CADMATIC Wave steps in as a central hub. It not only stores documents, but also guides them through their entire life cycle, from registration to review and to release.

Step 1 – Registering the document

It starts with the document controller. Their role is to define what needs to be created, by whom, and by when. Using Wave, they can:

  • Create document cards with prefilled attributes
  • Link documents to systems, rooms, or equipment
  • Import data from Excel or templates
  • Set expected workflows (for example, “review by yard, owner, class”)
  • It’s a structured way to make sure everyone starts on the same page – and stays there.

Step 2 – Request goes to the designer

Once the document is registered, the designer gets a notification in their dashboard indicating that a new drawing is expected.

They open the task, and the document card is already waiting with all the metadata, project structure, and deadlines needed. Even better, the CAD drawing title block is automatically populated with the correct information. The designer simply focuses on doing the work, not duplicating data or digging through files.

Step 3 – Internal review by the team lead

After the drawing is published, the team lead steps in. In Wave, they can open the drawing, add markups directly, assign issues to the designer, and, if needed, reject the document.

Let’s say the drawing shows a heat exchanger colliding with a pipe. The team lead highlights the problem, writes a quick instruction (“Move 1m to +Y”), and sends it back. All this happens in one interface, with nothing getting lost in email threads or forgotten comments.

The designer is instantly notified of the issue in Wave and fixes the model in CAD. A few clicks later, the updated drawing is published back for review.

Step 4 – External approvals made easy

Once the internal team approves the document, Wave automatically triggers the next step, the owner or class society review.

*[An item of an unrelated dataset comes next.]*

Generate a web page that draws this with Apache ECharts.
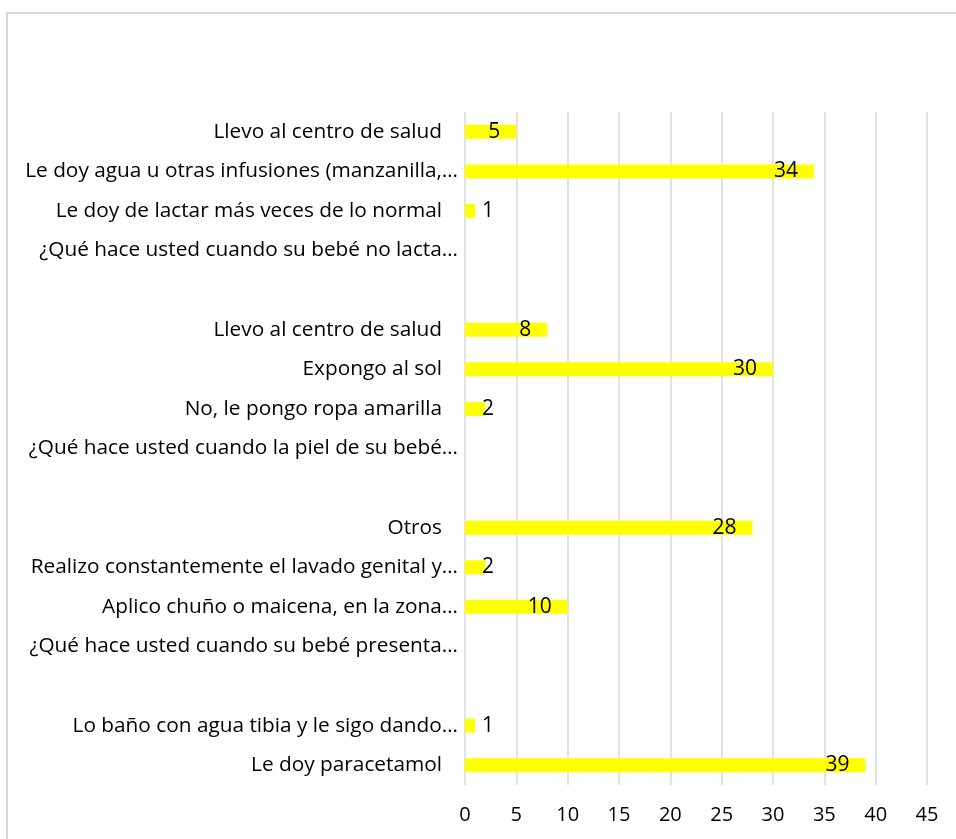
<!DOCTYPE html>
<html>
<head>
<meta charset="utf-8">
<script src="https://cdn.jsdelivr.net/npm/echarts@6/dist/echarts.min.js"></script>
<style>
  html, body { margin: 0; padding: 0; background: #fff; }
  #chart { width: 956px; height: 839px; }
</style>
</head>
<body>
<div id="chart"></div>
<script>
// categories listed bottom -> top, as the category axis draws them
var categories = [
  'Le doy paracetamol',
  'Lo baño con agua tibia y le sigo dando…',
  '',
  '¿Qué hace usted cuando su bebé presenta…',
  'Aplico chuño o maicena, en la zona…',
  'Realizo constantemente el lavado genital y…',
  'Otros',
  '',
  '¿Qué hace usted cuando la piel de su bebé…',
  'No, le pongo ropa amarilla',
  'Expongo al sol',
  'Llevo al centro de salud',
  '',
  '¿Qué hace usted cuando su bebé no lacta…',
  'Le doy de lactar más veces de lo normal',
  'Le doy agua u otras infusiones (manzanilla,…',
  'Llevo al centro de salud'
];
var values = [39, 1, null, null, 10, 2, 28, null, null, 2, 30, 8, null, null, 1, 34, 5];
var xTicks = [0, 5, 10, 15, 20, 25, 30, 35, 40, 45];

var chart = echarts.init(document.getElementById('chart'));

var barData = values.map(function (v) {
  if (v == null) return '-';
  // short bars: label sits just past the bar start, like Excel does
  if (v < 3) {
    return { value: v, label: { position: 'insideLeft', distance: 17 } };
  }
  return v;
});

chart.setOption({
  animation: false,
  graphic: [{
    type: 'rect',
    shape: { x: 7, y: 13, width: 980, height: 880 },
    style: { fill: 'none', stroke: '#d9d9d9', lineWidth: 2 },
    silent: true
  }],
  grid: {
    left: 465,
    right: 29,
    top: 112,
    bottom: 54
  },
  xAxis: {
    type: 'value',
    min: xTicks[0],
    max: xTicks[xTicks.length - 1],
    interval: 5,
    axisLine: { show: false },
    axisTick: { show: false },
    splitLine: {
      lineStyle: { color: '#d9d9d9', width: 1.5 }
    },
    axisLabel: {
      margin: 20,
      color: '#000',
      fontFamily: 'Open Sans',
      fontSize: 20
    }
  },
  yAxis: {
    type: 'category',
    data: categories,
    axisLine: { show: false },
    axisTick: { show: false },
    axisLabel: {
      interval: 0,
      margin: 7,
      formatter: function (val) {
        if (!val) return '';
        return /…$/.test(val) ? '{cut|' + val + '}' : '{full|' + val + '}';
      },
      rich: {
        cut: { color: '#000', fontFamily: 'Open Sans', fontSize: 20.8 },
        full: { color: '#000', fontFamily: 'Open Sans', fontSize: 20.8, padding: [0, 16, 0, 0] }
      }
    }
  },
  series: [{
    type: 'bar',
    data: barData,
    barWidth: 14,
    itemStyle: { color: '#ffff00' },
    label: {
      show: true,
      position: 'insideRight',
      distance: 16,
      color: '#000',
      fontFamily: 'Open Sans',
      fontSize: 21
    }
  }]
});
</script>
</body>
</html>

Because access is role-based, external stakeholders only see the documents meant for them. They can review drawings, add comments, and approve or reject them without needing to understand internal systems or processes.

Step 5 – Ready for production

When everything is signed off, the final version is distributed to production. The document status and history are fully traceable, and everyone knows they’re working from the correct, approved file.

No guesswork. No version mismatches. Just clarity.

Why it matters

Managing shipbuilding documents isn’t just about file storage. It’s about keeping work moving without delays, confusion, or rework. CADMATIC Wave connects people, data, and processes across every role:

  • For document controllers – Less manual tracking, more control
  • For designers – Fewer disruptions, faster handoffs
  • For team leads – Easier reviews, better issue tracking
  • For owners and class societies – Smooth collaboration, fewer surprises

Shipbuilding is complex. Document management shouldn’t be.

Wave doesn’t force you to change how you work. It adapts to your process, whether you’re managing reviews internally or coordinating across shipyards, owners, and suppliers.

The result? Less time chasing documents, more time moving your project forward.